*THE PROBLEM*
Retype nothing but the lines from the start of the material up to and including the line with "const yTitle = 'Survival Probability';". Pictures don't belong in the copy.

*PROVIDED DATA*
□ □ □ □

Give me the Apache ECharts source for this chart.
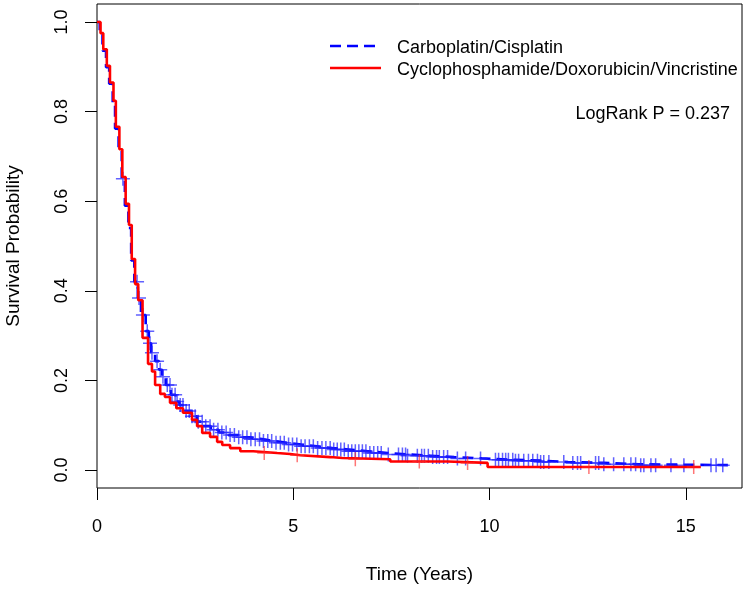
<!DOCTYPE html>
<html><head><meta charset="utf-8">
<script src="https://cdn.jsdelivr.net/npm/echarts@6/dist/echarts.min.js"></script>
<style>html,body{margin:0;padding:0;background:#fff}#c{width:750px;height:590px}</style>
</head><body><div id="c"></div>
<script>
// ---- data ----
const seriesNames = ['Carboplatin/Cisplatin', 'Cyclophosphamide/Doxorubicin/Vincristine'];
const pValueText = 'LogRank P = 0.237';
const xTicks = [0, 5, 10, 15];
const yTicks = [0, 0.2, 0.4, 0.6, 0.8, 1.0];
const xTitle = 'Time (Years)';
const yTitle = 'Survival Probability';

// Carboplatin/Cisplatin step function
const blueTimes = [0, 0.07, 0.14, 0.23, 0.31, 0.40, 0.46, 0.55, 0.63, 0.71, 0.80, 0.87, 0.95, 1.04, 1.12, 1.24, 1.32, 1.38, 1.48, 1.58, 1.66, 1.75, 1.88, 2.0, 2.1, 2.25, 2.4, 2.55, 2.7, 2.9, 3.1, 3.35, 3.6, 3.9, 4.2, 4.5, 4.85, 5.2, 5.6, 6.0, 6.4, 6.9, 7.4, 7.9, 8.5, 9.1, 9.8, 10.6, 11.3, 12.0, 12.9, 13.8];
const blueSurv  = [1.0, 0.972, 0.936, 0.899, 0.862, 0.82, 0.762, 0.712, 0.65, 0.59, 0.54, 0.468, 0.42, 0.384, 0.346, 0.31, 0.283, 0.262, 0.243, 0.224, 0.208, 0.19, 0.168, 0.153, 0.145, 0.132, 0.12, 0.108, 0.098, 0.09, 0.084, 0.078, 0.073, 0.069, 0.065, 0.061, 0.057, 0.053, 0.049, 0.046, 0.042, 0.038, 0.035, 0.032, 0.029, 0.026, 0.023, 0.021, 0.018, 0.016, 0.013, 0.011];
const blueEnd = 16.07;
const blueCensor = [0.66, 1.02, 1.07, 1.17, 1.28, 1.35, 1.40, 1.53, 1.61, 1.68, 1.79, 1.86, 1.91, 1.99, 2.04, 2.12, 2.19, 2.27, 2.35, 2.42, 2.50, 2.58,
  2.68, 2.77, 2.88, 2.97, 3.08, 3.18, 3.29, 3.39, 3.50, 3.61, 3.71, 3.82, 3.92, 4.03, 4.14, 4.24, 4.35, 4.45, 4.56, 4.67, 4.77, 4.88, 4.98, 5.09, 5.20, 5.30, 5.41, 5.51, 5.62, 5.73, 5.83, 5.94, 6.03, 6.12, 6.21, 6.30, 6.40, 6.49, 6.58, 6.67, 6.76, 6.85, 6.95, 7.05, 7.15, 7.24,
  7.42, 7.68, 7.78, 7.86, 7.91, 8.16, 8.27, 8.34, 8.44, 8.55, 8.65, 8.72, 8.83, 8.93, 9.18, 9.39, 9.77,
  10.15, 10.23, 10.33, 10.41, 10.48, 10.59, 10.66, 10.74, 10.87, 10.99, 11.10, 11.22, 11.30, 11.38, 11.51, 11.89, 12.12, 12.24, 12.32, 12.70, 12.78, 12.91, 13.16,
  13.42, 13.60, 13.72, 13.85, 13.93, 14.11, 14.23, 14.62, 14.95, 15.64, 15.77, 15.94];

// Cyclophosphamide/Doxorubicin/Vincristine step function
const redTimes = [0, 0.09, 0.16, 0.25, 0.33, 0.42, 0.48, 0.57, 0.645, 0.73, 0.815, 0.885, 0.97, 1.05, 1.16, 1.30, 1.40, 1.48, 1.61, 1.73, 1.86, 2.02, 2.19, 2.42, 2.55, 2.68, 2.88, 3.06, 3.19, 3.39, 3.65, 3.98, 4.59, 4.92, 5.18, 5.94, 6.25, 7.47, 8.93, 9.95];
const redSurv  = [1.0, 0.975, 0.939, 0.902, 0.865, 0.824, 0.766, 0.716, 0.654, 0.594, 0.547, 0.471, 0.415, 0.379, 0.295, 0.237, 0.22, 0.19, 0.17, 0.163, 0.15, 0.138, 0.128, 0.112, 0.098, 0.083, 0.074, 0.063, 0.056, 0.049, 0.042, 0.038, 0.036, 0.033, 0.029, 0.027, 0.024, 0.019, 0.016, 0.007];
const redEnd = 15.38;
const redCensor = [4.26, 5.10, 6.58, 8.21, 9.44, 12.53, 15.20];

// ---- helpers ----
function stepLine(times, surv, end) {
  const d = times.map((t, i) => [t, surv[i]]);
  d.push([end, surv[surv.length - 1]]);
  return d;
}
function survAt(times, surv, t) {
  let v = surv[0];
  for (let i = 0; i < times.length; i++) { if (times[i] <= t) v = surv[i]; else break; }
  return v;
}
const FONT = "'Liberation Sans', Arial, Helvetica, sans-serif";
const plusPath = 'path://M6.25,0H7.75V14H6.25Z M0,6.25H14V7.75H0Z';

const chart = echarts.init(document.getElementById('c'), null, { renderer: 'canvas' });
chart.setOption({
  animation: false,
  backgroundColor: '#fff',
  textStyle: { fontFamily: FONT },
  grid: { left: 97, right: 8, top: 4, bottom: 102, containLabel: false, outerBoundsMode: 'none',
    show: true, borderColor: '#000', borderWidth: 1, backgroundColor: 'transparent' },
  xAxis: {
    type: 'value', min: 0, max: 16.43,
    axisLine: { show: false, onZero: false },
    splitLine: { show: false },
    axisTick: { show: true, inside: false, length: 12, lineStyle: { color: '#000', width: 1 }, customValues: xTicks },
    axisLabel: { show: true, customValues: xTicks, margin: 30, color: '#000', fontSize: 18, fontFamily: FONT, formatter: v => String(v) },
    name: xTitle, nameLocation: 'middle', nameGap: 77,
    nameTextStyle: { color: '#000', fontSize: 19, fontFamily: FONT }
  },
  yAxis: {
    type: 'value', min: -0.04, max: 1.04,
    axisLine: { show: false, onZero: false },
    splitLine: { show: false },
    axisTick: { show: true, inside: false, length: 12, lineStyle: { color: '#000', width: 1 }, customValues: yTicks },
    axisLabel: { show: true, customValues: yTicks, rotate: 90, margin: 26, color: '#000', fontSize: 18, fontFamily: FONT, formatter: v => v.toFixed(1) },
    name: yTitle, nameLocation: 'middle', nameGap: 74, nameRotate: 90,
    nameTextStyle: { color: '#000', fontSize: 19, fontFamily: FONT }
  },
  series: [
    { name: seriesNames[0], type: 'line', step: 'end', showSymbol: false, symbol: 'none', silent: true,
      data: stepLine(blueTimes, blueSurv, blueEnd),
      lineStyle: { color: '#0000ff', width: 2.6, type: [11, 6] }, z: 2 },
    { name: seriesNames[0] + ' censored', type: 'scatter', silent: true, symbol: plusPath, symbolSize: 14,
      data: blueCensor.map(t => [t, survAt(blueTimes, blueSurv, t)]),
      itemStyle: { color: 'rgba(30,30,255,0.88)' }, z: 3 },
    { name: seriesNames[1], type: 'line', step: 'end', showSymbol: false, symbol: 'none', silent: true,
      data: stepLine(redTimes, redSurv, redEnd),
      lineStyle: { color: '#ff0000', width: 2.6 }, z: 4 },
    { name: seriesNames[1] + ' censored', type: 'scatter', silent: true, symbol: plusPath, symbolSize: 14,
      data: redCensor.map(t => [t, survAt(redTimes, redSurv, t)]),
      itemStyle: { color: 'rgba(255,40,40,0.8)' }, z: 5 }
  ],
  graphic: [
    { type: 'line', shape: { x1: 330, y1: 46, x2: 381, y2: 46 }, style: { stroke: '#0000ff', lineWidth: 2.6, lineDash: [11, 6] } },
    { type: 'line', shape: { x1: 330, y1: 68, x2: 381, y2: 68 }, style: { stroke: '#ff0000', lineWidth: 2.6 } },
    { type: 'text', x: 397, y: 48, style: { text: seriesNames[0], fill: '#000', font: '18px ' + FONT, textVerticalAlign: 'middle', verticalAlign: 'middle' } },
    { type: 'text', x: 397, y: 70, style: { text: seriesNames[1], fill: '#000', font: '18px ' + FONT, textVerticalAlign: 'middle', verticalAlign: 'middle' } },
    { type: 'text', x: 730, y: 114, style: { text: pValueText, fill: '#000', font: '18px ' + FONT, align: 'right', textAlign: 'right', verticalAlign: 'middle', textVerticalAlign: 'middle' } }
  ]
});
</script>
</body></html>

□ □ □ □

*EXERCISE SOLUTION*
Give me the Apache ECharts source for this chart.
<!DOCTYPE html>
<html><head><meta charset="utf-8">
<script src="https://cdn.jsdelivr.net/npm/echarts@6/dist/echarts.min.js"></script>
<style>html,body{margin:0;padding:0;background:#fff}#c{width:750px;height:590px}</style>
</head><body><div id="c"></div>
<script>
// ---- data ----
const seriesNames = ['Carboplatin/Cisplatin', 'Cyclophosphamide/Doxorubicin/Vincristine'];
const pValueText = 'LogRank P = 0.237';
const xTicks = [0, 5, 10, 15];
const yTicks = [0, 0.2, 0.4, 0.6, 0.8, 1.0];
const xTitle = 'Time (Years)';
const yTitle = 'Survival Probability';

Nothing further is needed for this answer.